Benedetto XVI, tuttavia, non mette in antitesi la città di Dio con la città dell’uomo e tanto meno ritiene quest’ultima irrilevante. Al contrario, chiede ai cristiani, ed anche a tutti gli uomini di buona volontà, di impegnarsi perché la città dell’uomo sia permeata dei germi della prima perché ne sia fermentata. I due termini, Carità e Verità, rappresentano i pilastri che sorreggono l’intera architettura teorica del testo. La Caritas — secondo il pensiero biblico a cui Benedetto XVI si ispira — esprime l’energia stessa di Dio.
Ed è certo singolare che Benedetto XVI inizi due delle sue tre encicliche proprio con questo termine, Caritas. Non è un caso. E il Papa sa bene che nel linguaggio biblico, caritas è il nome stesso di Dio, come scrive l’apostolo Giovanni: Deus caritas est .
In questo orizzonte va compresa la sua insistenza nel ribadire il riferimento a Dio anche nella sfera pubblica. L’amore è una energia che si muove oltre gli ambiti che pensiamo più legati alla vita religiosa o alla pietas , per comprendere l’intera esistenza umana. E per sua natura comprende le dimensioni del «dono» e della «gratuità».
La caritas non è schiava della reciprocità, va oltre. E come tale deve entrare anche nel processo economico. Affermando perciò che la caritas sta all’origine del processo economico e non solo alla fine, magari in vista della necessaria distribuzione delle ricchezze, non nega il valore del mercato e tanto meno lo depotenzia. Ne sottolinea l’irriducibilità alla sola tecnica per porlo nell’orizzonte morale. Per questo può affermare che la «giustizia» — indispensabile per la società e quindi da difendere ad ogni costo — tuttavia non basta; essa ha bisogno della caritas che la supera.
In questo non si distacca del pensiero sociale di Giovanni Paolo II, nella Centesimus annus , come qualcuno ha commentato. L’altro pilastro, la Veritas, risente della concezione ebraica: essa non è solo «svelamento» ma anche «inveramento», ponendo così una positiva dialettica tra le due dimensioni, Veritas e Caritas. Il Papa vuole evitare la riduzione della caritas a sentimenti ed emozioni. La carità si invera nell’edificazione della Communitas , della polis , della «unità della famiglia umana». Questa convinzione coglie la globalizzazione come un «segno dei tempi» perché ha riavvicinato come non mai i popoli.

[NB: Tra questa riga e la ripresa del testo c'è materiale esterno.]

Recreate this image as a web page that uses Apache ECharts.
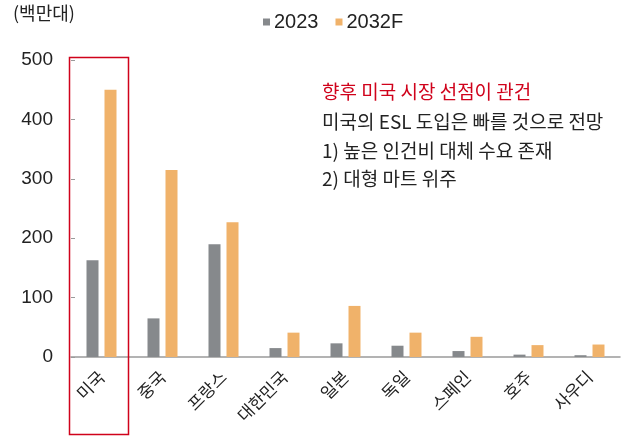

Ma è un «segno» che viene messo a dura prova non solo da prospettive teoriche, come il cosiddetto conflitto di civiltà, ma anche — forse soprattutto — dall’ossessione identitaria che sta portando al risorgere di nazionalismi e razzismi di varia natura.
L’impegno per il «bene comune dei popoli», che il Papa pone come uno dei capisaldi dell’enciclica, risponde sia alla concezione cristiana sia alla attuale condizione del mondo. È la nuova utopia che può ridare un’anima sia alla politica che all’economia.